Seven Clarets covered more than 11km. Duff played his 350th game. Burnley more than matched City inch for inch, stride for stride and shot for shot. And it was Boyd who struck the one that mattered when a headed clearance came to him from Trippier’s free kick and with as sweet a strike as you will ever see with his left foot from outside the box, slammed it home like a missile just a couple of inches above the turf, between sets of legs and bodies. The stadium rocked from side to side, the stands shook with the thunderous roar and avalanche of sound that wrapped itself round the ground. This was the rumbling, reverberating, migraine-inducing roar that we made 5 years ago when the blessed Robbie’s strike nearly broke the net against Man United. You kind of knew that this would decide the game. We do drama on a regular basis.

If that was a key moment then there was another at the other end when Zabaleta went surging into the Burnley box to be upended by Mee. There were just minutes to go. Even from my seat half a mile away and without my glasses this was a stonewall penalty. But when things are going your way a referee will give the decision you want. You waited for him to point to the spot but it was Zabaleta that was penalised. The free kick decision went Burnley’s way. All I could think was bloody hell.

When the world is against you, teams score last minute penalties to level the score and send you home wanting to kick the cat, or if the cat is out, the front door. But not this time; 1-0 it stayed as the crowd bayed, shrieked, and bawled for the final whistle.

Forget Blue Moon, we were over the moon, and why not; we deserved that bit of luck that had been sadly absent over the previous few weeks. Sam Vokes had been denied a stonewaller a couple of weeks earlier. They say things even out over a season. This was just a bit of that process and we breathed a huge sigh of relief. The points were safe. The whistle was two minutes away.

At the City end Blue Moon turned to bad mood as it hit them that the title was going Chelsea’s way. Ironic that: nobody much likes Chelsea in the Burnley area. Matic two weeks after the event was still moaning about the ‘tackle’. Presumably, like Mourinho, he too didn’t see the Telegraph picture of the Oscar two-foot horizontal assault on Ibrahimovic.

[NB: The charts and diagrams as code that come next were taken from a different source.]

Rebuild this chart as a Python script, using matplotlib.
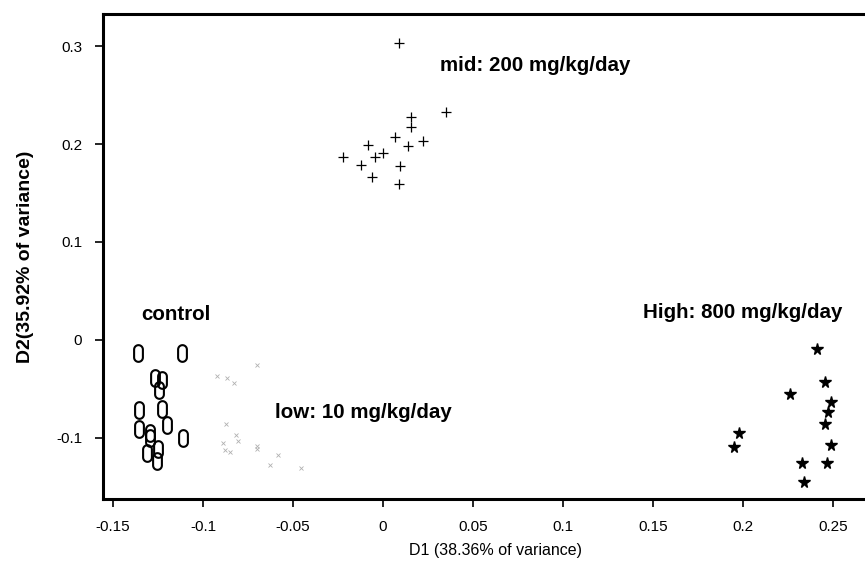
## Discriminant analysis scatter (D1 vs D2), four dose groups

import numpy as np
import matplotlib.pyplot as plt
from matplotlib.path import Path

plt.rcParams['font.family'] = ['Liberation Sans', 'DejaVu Sans']

# Group scores
control_x = [-0.1361, -0.1117, -0.1267, -0.1228, -0.1244, -0.1356, -0.1228, -0.1200,
             -0.1356, -0.1294, -0.1294, -0.1111, -0.1250, -0.1311, -0.1256]
control_y = [-0.0133, -0.0133, -0.0388, -0.0409, -0.0511, -0.0715, -0.0705, -0.0868,
             -0.0909, -0.0950, -0.1001, -0.1001, -0.1114, -0.1155, -0.1236]

low_x = [-0.0700, -0.0922, -0.0867, -0.0828, -0.0872, -0.0817, -0.0806, -0.0889,
         -0.0700, -0.0700, -0.0878, -0.0850, -0.0583, -0.0628, -0.0456]
low_y = [-0.0255, -0.0368, -0.0388, -0.0439, -0.0858, -0.0971, -0.1032, -0.1052,
         -0.1083, -0.1114, -0.1124, -0.1144, -0.1175, -0.1277, -0.1308]

mid_x = [0.0089, 0.0350, 0.0156, 0.0156, 0.0067, 0.0222, -0.0083, 0.0139,
         0.0000, -0.0044, -0.0222, -0.0122, 0.0094, -0.0061, 0.0089]
mid_y = [0.3035, 0.2330, 0.2279, 0.2176, 0.2074, 0.2033, 0.1992, 0.1982,
         0.1911, 0.1870, 0.1870, 0.1788, 0.1778, 0.1666, 0.1594]

high_x = [0.2411, 0.2456, 0.2261, 0.2489, 0.2472, 0.2456, 0.1978, 0.1950,
          0.2489, 0.2328, 0.2467, 0.2339]
high_y = [-0.0092, -0.0429, -0.0552, -0.0633, -0.0736, -0.0858, -0.0950, -0.1093,
          -0.1073, -0.1257, -0.1257, -0.1451]

xticks = [-0.15, -0.1, -0.05, 0, 0.05, 0.1, 0.15, 0.2, 0.25]
xtick_labels = ['-0.15', '-0.1', '-0.05', '0', '0.05', '0.1', '0.15', '0.2', '0.25']
yticks = [-0.1, 0, 0.1, 0.2, 0.3]
ytick_labels = ['-0.1', '0', '0.1', '0.2', '0.3']

# tall rounded "0" marker used for the control group
th = np.linspace(0, np.pi, 20)
top = np.column_stack([0.5 * np.cos(th), 0.45 + 0.5 * np.sin(th)])
bot = np.column_stack([0.5 * np.cos(th + np.pi), -0.45 + 0.5 * np.sin(th + np.pi)])
zero_marker = Path(np.vstack([top, bot, top[:1]]), closed=True)

fig = plt.figure(figsize=(8.65, 5.73), dpi=100)
ax = fig.add_axes([0.119, 0.129, 0.881, 0.847])

ax.plot(control_x, control_y, linestyle='none', marker=zero_marker, markersize=12,
        markerfacecolor='none', markeredgecolor='black', markeredgewidth=1.5)
ax.plot(low_x, low_y, linestyle='none', marker='x', markersize=2.2,
        color='#b0b0b0', markeredgewidth=0.6)
ax.plot(mid_x, mid_y, linestyle='none', marker='+', markersize=6.5,
        color='black', markeredgewidth=0.9)
ax.plot(high_x, high_y, linestyle='none', marker='*', markersize=8.5,
        color='black')

ax.text(-0.1344, 0.026, 'control', fontsize=14.8, fontweight='bold', va='center')
ax.text(-0.0600, -0.0745, 'low: 10 mg/kg/day', fontsize=14.8, fontweight='bold', va='center')
ax.text(0.0317, 0.2800, 'mid: 200 mg/kg/day', fontsize=14.8, fontweight='bold', va='center')
ax.text(0.1444, 0.0275, 'High: 800 mg/kg/day', fontsize=14.8, fontweight='bold', va='center')

ax.set_xlim(-0.1556, 0.2678)
ax.set_ylim(-0.1625, 0.333)
ax.set_xticks(xticks)
ax.set_xticklabels(xtick_labels)
ax.set_yticks(yticks)
ax.set_yticklabels(ytick_labels)
ax.tick_params(direction='out', length=6, width=1.2, labelsize=11, pad=9)

for side in ['left', 'bottom', 'top']:
    ax.spines[side].set_linewidth(2.2)
ax.spines['right'].set_visible(False)

ax.set_xlabel('D1 (38.36% of variance)', fontsize=11.5, labelpad=14)
ax.xaxis.set_label_coords(0.515, -0.09)
ax.set_ylabel('D2(35.92% of variance)', fontsize=14, fontweight='bold', labelpad=16)

fig.savefig('out.png', dpi=100)
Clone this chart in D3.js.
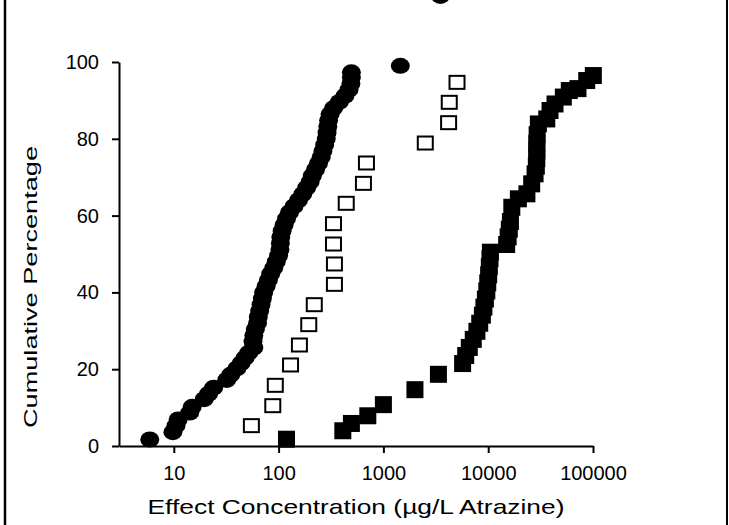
<!DOCTYPE html>
<html>
<head>
<meta charset="utf-8">
<script src="https://cdn.jsdelivr.net/npm/d3@7.9.0/dist/d3.min.js"></script>
<style>
  html, body { margin: 0; padding: 0; background: #fff; }
  svg { display: block; font-family: "Liberation Sans", Arial, sans-serif; }
</style>
</head>
<body>
<svg id="chart" width="729" height="525"></svg>
<script>
// x ticks and y ticks
const xTicks = [10, 100, 1000, 10000, 100000];
const yTicks = [0, 20, 40, 60, 80, 100];

// filled circles (concentration, cumulative %)
const circleX = [5.9, 9.8, 10.5, 11, 14.2, 15, 19.5, 21.5, 24, 32, 35, 40, 44, 48, 52, 58, 57, 58, 60, 63,
  64, 66, 68, 70, 72, 76, 80, 84, 90, 95, 100, 103, 104, 105, 108, 113, 119, 127, 140, 155,
  170, 185, 200, 210, 225, 240, 255, 265, 275, 285, 290, 295, 300, 310, 335, 380, 430, 470, 490, 495,
  495, 1450, 3500];
const circleY = [1.7, 3.6, 5.3, 6.9, 8.7, 10.2, 12.2, 13.6, 15.2, 17.2, 18.6, 20.2, 21.6, 23, 24.3, 25.6, 27.2, 28.8, 30.4, 32,
  33.6, 35.2, 36.8, 38.4, 40, 41.6, 43.2, 44.8, 46.4, 48, 49.6, 51.2, 52.8, 54.4, 56, 57.6, 59.2, 60.8, 62.4, 64,
  65.6, 67.2, 68.8, 70.4, 72, 73.6, 75.2, 76.8, 78.4, 80, 81.6, 83.2, 84.8, 86.4, 88, 89.6, 91.2, 92.8, 94.4, 96,
  97.3, 99, 117.2];

// open squares
const openX = [55, 88, 93, 130, 158, 194, 219, 341, 341, 334, 334, 442, 645, 689, 2510, 4190, 4250, 5040];
const openY = [5.3, 10.5, 15.8, 21.1, 26.3, 31.6, 36.8, 42.1, 47.4, 52.6, 57.9, 63.2, 68.4, 73.7, 78.9, 84.2, 89.5, 94.7];

// filled squares
const fillX = [119, 410, 495, 710, 1000, 2000, 3350, 5700, 6100, 6600, 7200, 7800, 8300, 8800, 9100, 9400,
  9700, 9900, 10100, 10250, 10400, 10500, 15000, 15500, 15900, 16300, 16800, 19400, 23400, 26000, 28000, 28800,
  29100, 29100, 29100, 29300, 30100, 36200, 38900, 43400, 52100, 59400, 71900, 87100, 100700];
const fillY = [1.9, 4.1, 6.0, 8.0, 10.9, 14.8, 18.8, 21.6, 23.7, 25.8, 27.9, 30.0, 32.1, 34.2, 36.3, 38.4,
  40.5, 42.6, 44.7, 46.8, 48.9, 50.6, 52.6, 54.6, 56.6, 58.6, 62.3, 64.5, 65.8, 68.4, 71.0, 73.0,
  75.0, 77.0, 79.0, 81.2, 84.0, 85.3, 87.5, 89.2, 91.0, 92.7, 93.2, 95.3, 96.6];

const svg = d3.select('#chart');

const x = d3.scaleLog().domain([3, 100000]).range([119, 593]);
const y = d3.scaleLinear().domain([0, 100]).range([446, 62]);

// frame lines left and right
svg.append('line').attr('x1', 5).attr('x2', 5).attr('y1', 0).attr('y2', 525)
  .attr('stroke', '#000').attr('stroke-width', 2.5);
svg.append('line').attr('x1', 727).attr('x2', 727).attr('y1', 0).attr('y2', 525)
  .attr('stroke', '#000').attr('stroke-width', 2);

// axes
const xAxis = svg.append('g')
  .attr('transform', `translate(0,${y(0)})`)
  .call(d3.axisBottom(x).tickValues(xTicks).tickFormat(d3.format('d'))
    .tickSize(7).tickSizeOuter(0).tickPadding(13));

const yAxis = svg.append('g')
  .attr('transform', `translate(${x.range()[0]},0)`)
  .call(d3.axisLeft(y).tickValues(yTicks).tickSize(7).tickSizeOuter(0).tickPadding(13));

[xAxis, yAxis].forEach(g => {
  g.select('.domain').attr('stroke', '#000').attr('stroke-width', 2);
  g.selectAll('.tick line').attr('stroke', '#000').attr('stroke-width', 2);
  g.selectAll('.tick text').attr('fill', '#000').style('font-size', '20px')
    .style('font-family', '"Liberation Sans", Arial, sans-serif');
});

// axis titles
svg.append('text')
  .attr('x', 356).attr('y', 514)
  .attr('text-anchor', 'middle')
  .attr('textLength', 417).attr('lengthAdjust', 'spacingAndGlyphs')
  .style('font-size', '21px')
  .text('Effect Concentration (\u00b5g/L Atrazine)');

svg.append('text')
  .attr('transform', 'translate(37,287) rotate(-90)')
  .attr('text-anchor', 'middle')
  .attr('textLength', 282).attr('lengthAdjust', 'spacingAndGlyphs')
  .style('font-size', '19px')
  .text('Cumulative Percentage');

// data marks
const circles = circleX.map((v, i) => ({ x: v, y: circleY[i] }));
const openSq = openX.map((v, i) => ({ x: v, y: openY[i] }));
const fillSq = fillX.map((v, i) => ({ x: v, y: fillY[i] }));

svg.append('g').selectAll('ellipse')
  .data(circles)
  .join('ellipse')
  .attr('cx', d => x(d.x))
  .attr('cy', d => y(d.y))
  .attr('rx', 9.5)
  .attr('ry', 8)
  .attr('fill', '#000');

svg.append('g').selectAll('rect')
  .data(openSq)
  .join('rect')
  .attr('x', d => x(d.x) - 7.5)
  .attr('y', d => y(d.y) - 6.5)
  .attr('width', 15)
  .attr('height', 13)
  .attr('fill', '#fff')
  .attr('stroke', '#000')
  .attr('stroke-width', 2);

svg.append('g').selectAll('rect')
  .data(fillSq)
  .join('rect')
  .attr('x', d => x(d.x) - 8.5)
  .attr('y', d => y(d.y) - 8)
  .attr('width', 17)
  .attr('height', 17)
  .attr('fill', '#000');
</script>
</body>
</html>
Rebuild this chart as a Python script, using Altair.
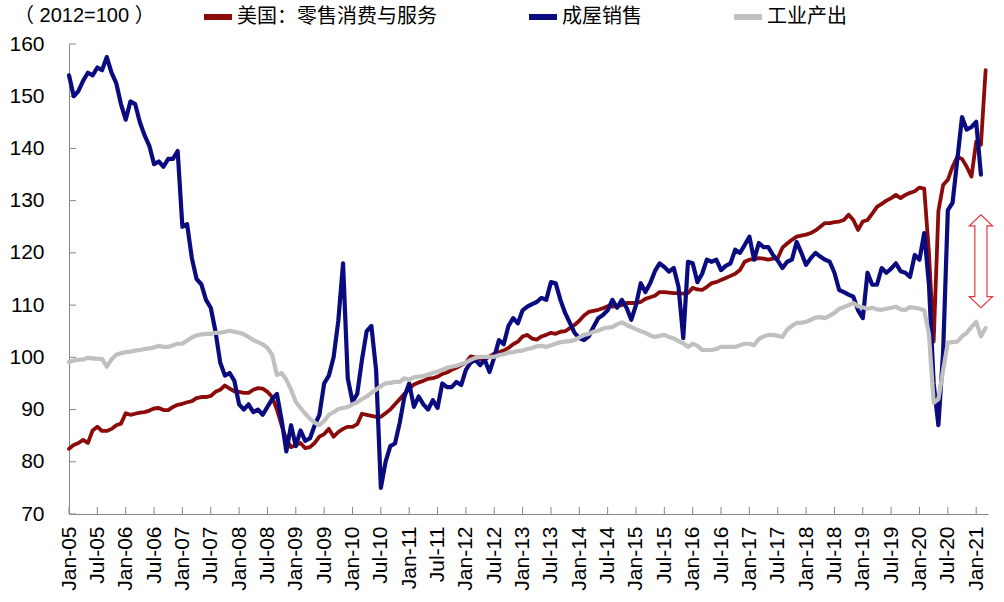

The websites and twitter were filled with pride. Words like brilliant and breathtaking were matched only by ‘the best night of my life.’ The guy on his bended knee that proposed to his girl at halftime on the touchline will never forget it. ‘You don’t know what you’re doin,’ sang Burnley and City supporters alike.

This was one of those special days seen around the globe that makes football so marvellous. The £11million team beat the £300million team and for some reason always the better for being under the floodlights. I’ve no idea why it increases the drama; but it does.  

This really was David and Goliath. 25 points and nine games to go; Mrs T and me booked on the supporters’ weekend trip to Southampton.  And if you’re reading this in Orlando, you can keep your barbecued steaks; give me a day like this, a Hollands pie and Bovril, on a cold Lancashire day anytime.